Directions. Repeat, exactly and completely, the material that follows. Omit the pictures.

Source material.
--*--
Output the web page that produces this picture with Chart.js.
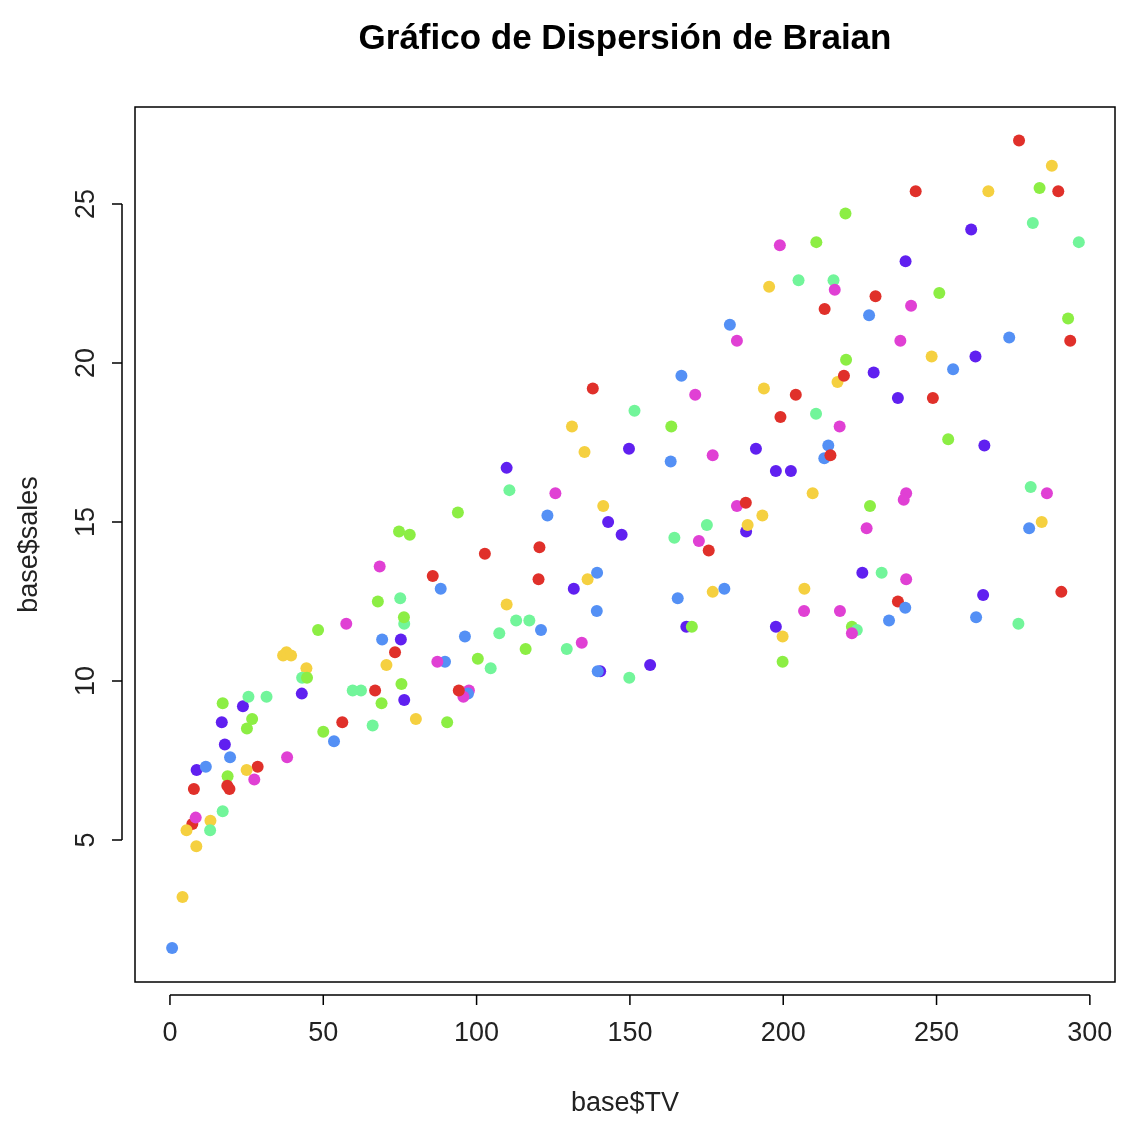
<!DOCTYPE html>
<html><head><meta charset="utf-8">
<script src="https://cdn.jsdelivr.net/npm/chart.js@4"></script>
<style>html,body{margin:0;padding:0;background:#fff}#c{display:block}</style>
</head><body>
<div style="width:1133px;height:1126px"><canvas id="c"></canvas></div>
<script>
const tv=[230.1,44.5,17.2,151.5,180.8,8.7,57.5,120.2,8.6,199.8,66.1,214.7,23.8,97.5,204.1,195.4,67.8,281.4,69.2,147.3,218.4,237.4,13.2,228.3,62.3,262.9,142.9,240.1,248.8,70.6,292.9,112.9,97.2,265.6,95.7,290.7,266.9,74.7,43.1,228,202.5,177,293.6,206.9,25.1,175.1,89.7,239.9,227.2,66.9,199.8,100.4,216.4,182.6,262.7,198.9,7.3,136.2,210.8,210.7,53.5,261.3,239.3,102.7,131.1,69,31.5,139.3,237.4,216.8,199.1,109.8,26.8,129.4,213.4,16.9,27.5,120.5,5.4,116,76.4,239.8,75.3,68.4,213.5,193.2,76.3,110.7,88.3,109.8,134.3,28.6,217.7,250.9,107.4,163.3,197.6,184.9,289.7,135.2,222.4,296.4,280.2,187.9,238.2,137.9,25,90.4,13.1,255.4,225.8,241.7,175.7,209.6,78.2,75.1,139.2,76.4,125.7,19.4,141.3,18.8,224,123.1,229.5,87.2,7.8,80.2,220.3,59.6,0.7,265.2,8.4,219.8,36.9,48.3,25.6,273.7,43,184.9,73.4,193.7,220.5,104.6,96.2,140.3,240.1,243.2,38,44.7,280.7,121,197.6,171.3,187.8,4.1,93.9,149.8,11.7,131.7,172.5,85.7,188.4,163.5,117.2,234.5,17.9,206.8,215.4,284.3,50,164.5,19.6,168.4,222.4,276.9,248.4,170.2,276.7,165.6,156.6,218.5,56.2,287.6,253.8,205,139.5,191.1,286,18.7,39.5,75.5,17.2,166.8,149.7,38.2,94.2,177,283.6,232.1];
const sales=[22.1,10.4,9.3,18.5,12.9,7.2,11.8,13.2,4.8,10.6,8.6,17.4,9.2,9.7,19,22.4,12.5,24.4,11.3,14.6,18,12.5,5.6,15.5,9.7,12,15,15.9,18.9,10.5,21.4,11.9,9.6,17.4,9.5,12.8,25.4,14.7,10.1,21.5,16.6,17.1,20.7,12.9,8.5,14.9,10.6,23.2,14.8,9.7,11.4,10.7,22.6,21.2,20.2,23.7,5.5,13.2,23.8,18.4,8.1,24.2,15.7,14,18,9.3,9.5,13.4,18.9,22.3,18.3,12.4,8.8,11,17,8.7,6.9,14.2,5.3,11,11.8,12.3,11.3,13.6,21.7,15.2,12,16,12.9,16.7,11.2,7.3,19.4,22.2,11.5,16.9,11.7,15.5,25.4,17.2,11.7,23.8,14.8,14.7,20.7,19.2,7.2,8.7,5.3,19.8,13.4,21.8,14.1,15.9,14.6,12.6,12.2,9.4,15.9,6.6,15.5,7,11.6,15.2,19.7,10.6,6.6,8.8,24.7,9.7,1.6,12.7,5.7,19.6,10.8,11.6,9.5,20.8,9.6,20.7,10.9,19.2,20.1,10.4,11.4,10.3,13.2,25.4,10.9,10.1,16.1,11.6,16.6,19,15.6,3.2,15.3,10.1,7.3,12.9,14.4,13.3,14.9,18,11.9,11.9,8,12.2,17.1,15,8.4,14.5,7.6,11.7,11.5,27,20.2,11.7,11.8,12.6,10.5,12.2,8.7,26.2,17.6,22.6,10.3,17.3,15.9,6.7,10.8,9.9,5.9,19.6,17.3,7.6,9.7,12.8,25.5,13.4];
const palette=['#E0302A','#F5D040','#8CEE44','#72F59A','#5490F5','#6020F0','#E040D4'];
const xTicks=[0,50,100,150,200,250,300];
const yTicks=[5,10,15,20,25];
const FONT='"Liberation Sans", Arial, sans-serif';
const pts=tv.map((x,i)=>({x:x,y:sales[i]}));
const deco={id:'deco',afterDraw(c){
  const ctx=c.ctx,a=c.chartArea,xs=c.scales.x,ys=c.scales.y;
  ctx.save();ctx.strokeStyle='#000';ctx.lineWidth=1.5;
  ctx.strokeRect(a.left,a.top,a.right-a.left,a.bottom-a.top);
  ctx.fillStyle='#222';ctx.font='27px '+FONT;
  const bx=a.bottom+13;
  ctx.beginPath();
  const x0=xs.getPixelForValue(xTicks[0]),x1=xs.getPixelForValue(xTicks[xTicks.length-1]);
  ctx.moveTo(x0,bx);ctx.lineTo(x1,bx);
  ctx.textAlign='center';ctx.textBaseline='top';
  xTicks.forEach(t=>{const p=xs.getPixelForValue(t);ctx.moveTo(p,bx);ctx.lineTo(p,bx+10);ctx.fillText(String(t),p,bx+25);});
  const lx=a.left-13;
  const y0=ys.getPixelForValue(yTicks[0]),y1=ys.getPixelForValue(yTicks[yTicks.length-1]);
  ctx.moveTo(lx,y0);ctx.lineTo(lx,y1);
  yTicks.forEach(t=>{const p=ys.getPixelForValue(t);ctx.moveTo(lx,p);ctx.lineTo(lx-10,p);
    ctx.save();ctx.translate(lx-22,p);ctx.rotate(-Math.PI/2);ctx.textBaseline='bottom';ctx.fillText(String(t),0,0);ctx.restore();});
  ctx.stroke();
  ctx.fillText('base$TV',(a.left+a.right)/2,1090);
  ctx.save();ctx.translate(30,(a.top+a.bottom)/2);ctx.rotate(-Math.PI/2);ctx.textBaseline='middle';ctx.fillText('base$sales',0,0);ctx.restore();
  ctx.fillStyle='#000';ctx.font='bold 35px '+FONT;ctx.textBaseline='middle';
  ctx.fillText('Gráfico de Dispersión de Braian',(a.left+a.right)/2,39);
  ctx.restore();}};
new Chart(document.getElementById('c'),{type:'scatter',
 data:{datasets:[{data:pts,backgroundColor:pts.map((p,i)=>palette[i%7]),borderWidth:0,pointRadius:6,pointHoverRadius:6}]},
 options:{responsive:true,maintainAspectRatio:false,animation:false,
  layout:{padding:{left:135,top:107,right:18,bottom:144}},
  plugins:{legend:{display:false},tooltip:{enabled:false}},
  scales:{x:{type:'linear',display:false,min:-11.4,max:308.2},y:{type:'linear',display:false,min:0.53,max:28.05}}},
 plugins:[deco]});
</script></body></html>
--*--
Response.
Output the web page that produces this picture with Chart.js.
<!DOCTYPE html>
<html><head><meta charset="utf-8">
<script src="https://cdn.jsdelivr.net/npm/chart.js@4"></script>
<style>html,body{margin:0;padding:0;background:#fff}#c{display:block}</style>
</head><body>
<div style="width:1133px;height:1126px"><canvas id="c"></canvas></div>
<script>
const tv=[230.1,44.5,17.2,151.5,180.8,8.7,57.5,120.2,8.6,199.8,66.1,214.7,23.8,97.5,204.1,195.4,67.8,281.4,69.2,147.3,218.4,237.4,13.2,228.3,62.3,262.9,142.9,240.1,248.8,70.6,292.9,112.9,97.2,265.6,95.7,290.7,266.9,74.7,43.1,228,202.5,177,293.6,206.9,25.1,175.1,89.7,239.9,227.2,66.9,199.8,100.4,216.4,182.6,262.7,198.9,7.3,136.2,210.8,210.7,53.5,261.3,239.3,102.7,131.1,69,31.5,139.3,237.4,216.8,199.1,109.8,26.8,129.4,213.4,16.9,27.5,120.5,5.4,116,76.4,239.8,75.3,68.4,213.5,193.2,76.3,110.7,88.3,109.8,134.3,28.6,217.7,250.9,107.4,163.3,197.6,184.9,289.7,135.2,222.4,296.4,280.2,187.9,238.2,137.9,25,90.4,13.1,255.4,225.8,241.7,175.7,209.6,78.2,75.1,139.2,76.4,125.7,19.4,141.3,18.8,224,123.1,229.5,87.2,7.8,80.2,220.3,59.6,0.7,265.2,8.4,219.8,36.9,48.3,25.6,273.7,43,184.9,73.4,193.7,220.5,104.6,96.2,140.3,240.1,243.2,38,44.7,280.7,121,197.6,171.3,187.8,4.1,93.9,149.8,11.7,131.7,172.5,85.7,188.4,163.5,117.2,234.5,17.9,206.8,215.4,284.3,50,164.5,19.6,168.4,222.4,276.9,248.4,170.2,276.7,165.6,156.6,218.5,56.2,287.6,253.8,205,139.5,191.1,286,18.7,39.5,75.5,17.2,166.8,149.7,38.2,94.2,177,283.6,232.1];
const sales=[22.1,10.4,9.3,18.5,12.9,7.2,11.8,13.2,4.8,10.6,8.6,17.4,9.2,9.7,19,22.4,12.5,24.4,11.3,14.6,18,12.5,5.6,15.5,9.7,12,15,15.9,18.9,10.5,21.4,11.9,9.6,17.4,9.5,12.8,25.4,14.7,10.1,21.5,16.6,17.1,20.7,12.9,8.5,14.9,10.6,23.2,14.8,9.7,11.4,10.7,22.6,21.2,20.2,23.7,5.5,13.2,23.8,18.4,8.1,24.2,15.7,14,18,9.3,9.5,13.4,18.9,22.3,18.3,12.4,8.8,11,17,8.7,6.9,14.2,5.3,11,11.8,12.3,11.3,13.6,21.7,15.2,12,16,12.9,16.7,11.2,7.3,19.4,22.2,11.5,16.9,11.7,15.5,25.4,17.2,11.7,23.8,14.8,14.7,20.7,19.2,7.2,8.7,5.3,19.8,13.4,21.8,14.1,15.9,14.6,12.6,12.2,9.4,15.9,6.6,15.5,7,11.6,15.2,19.7,10.6,6.6,8.8,24.7,9.7,1.6,12.7,5.7,19.6,10.8,11.6,9.5,20.8,9.6,20.7,10.9,19.2,20.1,10.4,11.4,10.3,13.2,25.4,10.9,10.1,16.1,11.6,16.6,19,15.6,3.2,15.3,10.1,7.3,12.9,14.4,13.3,14.9,18,11.9,11.9,8,12.2,17.1,15,8.4,14.5,7.6,11.7,11.5,27,20.2,11.7,11.8,12.6,10.5,12.2,8.7,26.2,17.6,22.6,10.3,17.3,15.9,6.7,10.8,9.9,5.9,19.6,17.3,7.6,9.7,12.8,25.5,13.4];
const palette=['#E0302A','#F5D040','#8CEE44','#72F59A','#5490F5','#6020F0','#E040D4'];
const xTicks=[0,50,100,150,200,250,300];
const yTicks=[5,10,15,20,25];
const FONT='"Liberation Sans", Arial, sans-serif';
const pts=tv.map((x,i)=>({x:x,y:sales[i]}));
const deco={id:'deco',afterDraw(c){
  const ctx=c.ctx,a=c.chartArea,xs=c.scales.x,ys=c.scales.y;
  ctx.save();ctx.strokeStyle='#000';ctx.lineWidth=1.5;
  ctx.strokeRect(a.left,a.top,a.right-a.left,a.bottom-a.top);
  ctx.fillStyle='#222';ctx.font='27px '+FONT;
  const bx=a.bottom+13;
  ctx.beginPath();
  const x0=xs.getPixelForValue(xTicks[0]),x1=xs.getPixelForValue(xTicks[xTicks.length-1]);
  ctx.moveTo(x0,bx);ctx.lineTo(x1,bx);
  ctx.textAlign='center';ctx.textBaseline='top';
  xTicks.forEach(t=>{const p=xs.getPixelForValue(t);ctx.moveTo(p,bx);ctx.lineTo(p,bx+10);ctx.fillText(String(t),p,bx+25);});
  const lx=a.left-13;
  const y0=ys.getPixelForValue(yTicks[0]),y1=ys.getPixelForValue(yTicks[yTicks.length-1]);
  ctx.moveTo(lx,y0);ctx.lineTo(lx,y1);
  yTicks.forEach(t=>{const p=ys.getPixelForValue(t);ctx.moveTo(lx,p);ctx.lineTo(lx-10,p);
    ctx.save();ctx.translate(lx-22,p);ctx.rotate(-Math.PI/2);ctx.textBaseline='bottom';ctx.fillText(String(t),0,0);ctx.restore();});
  ctx.stroke();
  ctx.fillText('base$TV',(a.left+a.right)/2,1090);
  ctx.save();ctx.translate(30,(a.top+a.bottom)/2);ctx.rotate(-Math.PI/2);ctx.textBaseline='middle';ctx.fillText('base$sales',0,0);ctx.restore();
  ctx.fillStyle='#000';ctx.font='bold 35px '+FONT;ctx.textBaseline='middle';
  ctx.fillText('Gráfico de Dispersión de Braian',(a.left+a.right)/2,39);
  ctx.restore();}};
new Chart(document.getElementById('c'),{type:'scatter',
 data:{datasets:[{data:pts,backgroundColor:pts.map((p,i)=>palette[i%7]),borderWidth:0,pointRadius:6,pointHoverRadius:6}]},
 options:{responsive:true,maintainAspectRatio:false,animation:false,
  layout:{padding:{left:135,top:107,right:18,bottom:144}},
  plugins:{legend:{display:false},tooltip:{enabled:false}},
  scales:{x:{type:'linear',display:false,min:-11.4,max:308.2},y:{type:'linear',display:false,min:0.53,max:28.05}}},
 plugins:[deco]});
</script></body></html>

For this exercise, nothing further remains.